Teacher Shortage UK: Causes, Impact and Potential Solutions
In recent years, the education landscape in the United Kingdom has been facing a critical challenge: a shortage of qualified teachers. As headteachers, it's crucial to be well-informed about the current state of affairs to effectively address this issue within your schools. In this blog post, we will delve into the key statistics surrounding the teacher shortage in the UK, examining the root causes, its impact on schools, and potential solutions for this growing concern.
Understanding the Numbers behind the Teacher Shortage
The statistics paint an alarming picture of the teacher shortage in the UK. According to the latest Department for Education workforce survey, 40,000 teachers – almost 9% of the workforce – left state schools in 2021-22. This decline is particularly pronounced in subjects like mathematics, science, and modern foreign languages, where the shortage is most acute.
The National Foundation for Educational Research (NFER) reports that nearly a quarter of teachers leave the profession within the first three years, contributing significantly to the shortage. Additionally, the demand for new teachers has consistently outstripped the supply, leading to a persistent gap that affects the quality of education provided to students.
Root Causes of the Teacher Shortage:
Several factors contribute to the growing teacher shortage in the UK. First and foremost is the issue of workload and wellbeing. Teachers often face heavy workloads, administrative burdens, and long working hours, leading to burnout and increasing the likelihood of leaving the profession.
Low levels of job satisfaction also contribute to the shortage. A survey conducted by the National Union of Teachers found that a significant percentage of teachers are dissatisfied with their job, citing factors such as lack of support, inadequate training, and challenging working conditions.

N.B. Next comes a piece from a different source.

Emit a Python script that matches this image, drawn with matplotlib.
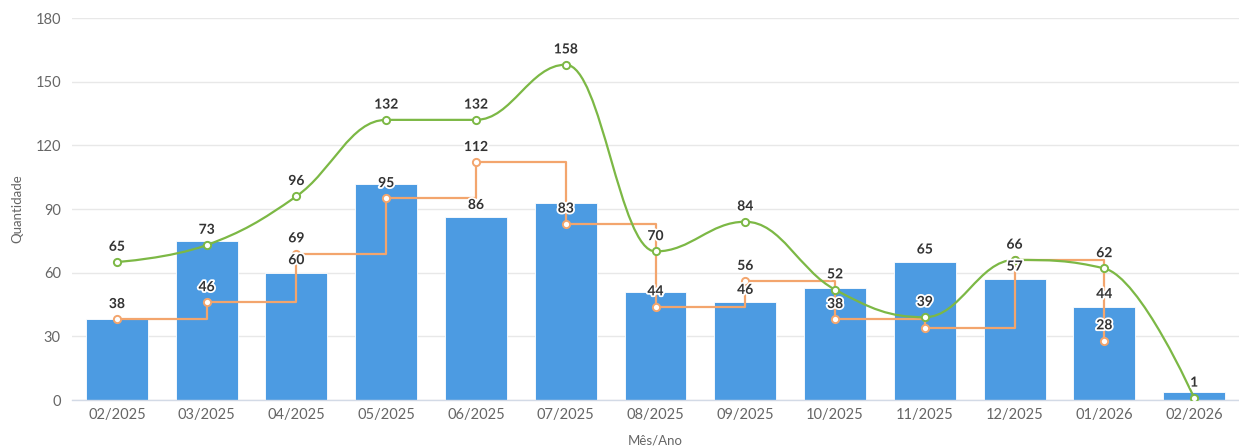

Furthermore, the competitive job market and the lure of more lucrative careers outside of education make it challenging to attract and retain qualified individuals in teaching roles. The profession's perceived lack of prestige compared to other fields further exacerbates the recruitment difficulties.
Impact on Schools:
The shortage of teachers has tangible effects on schools across the UK. Larger class sizes, stretched resources, and an increased burden on existing teaching staff are common consequences. As headteachers, you may have already experienced the challenges of managing a school with a limited pool of qualified educators.
The impact is particularly severe in subjects where the shortage is most acute. In these cases, schools may struggle to offer a broad and balanced curriculum, limiting students' opportunities and potentially affecting their future academic and career paths.
Addressing the Issue:
As headteachers, there are proactive steps you can take to address the teacher shortage within your schools. Collaborating with local authorities and educational organisations to create targeted recruitment campaigns can help attract new talent to the profession.
Moreover, investing in professional development programmes, mentorship initiatives, and support networks for existing teachers can enhance job satisfaction and reduce turnover rates. Creating a positive working environment, acknowledging and rewarding the hard work of educators, and promoting a healthy work-life balance are crucial aspects of retaining qualified staff.
Additionally, advocating for policy changes at the national level to address the systemic issues contributing to the teacher shortage is essential. This includes addressing the workload and stresses that teachers face, improving training and support systems, and enhancing the overall prestige and attractiveness of the teaching profession.
In conclusion, the teacher shortage in the UK is a complex issue with far-reaching consequences for schools, students, and the education system as a whole. As headteachers, staying informed about the statistics and root causes is the first step towards implementing effective strategies to address this challenge. By actively working to attract and retain qualified teachers, advocating for policy changes, and creating a positive and supportive educational environment, you can contribute to the long-term solution of the teacher shortage in the UK.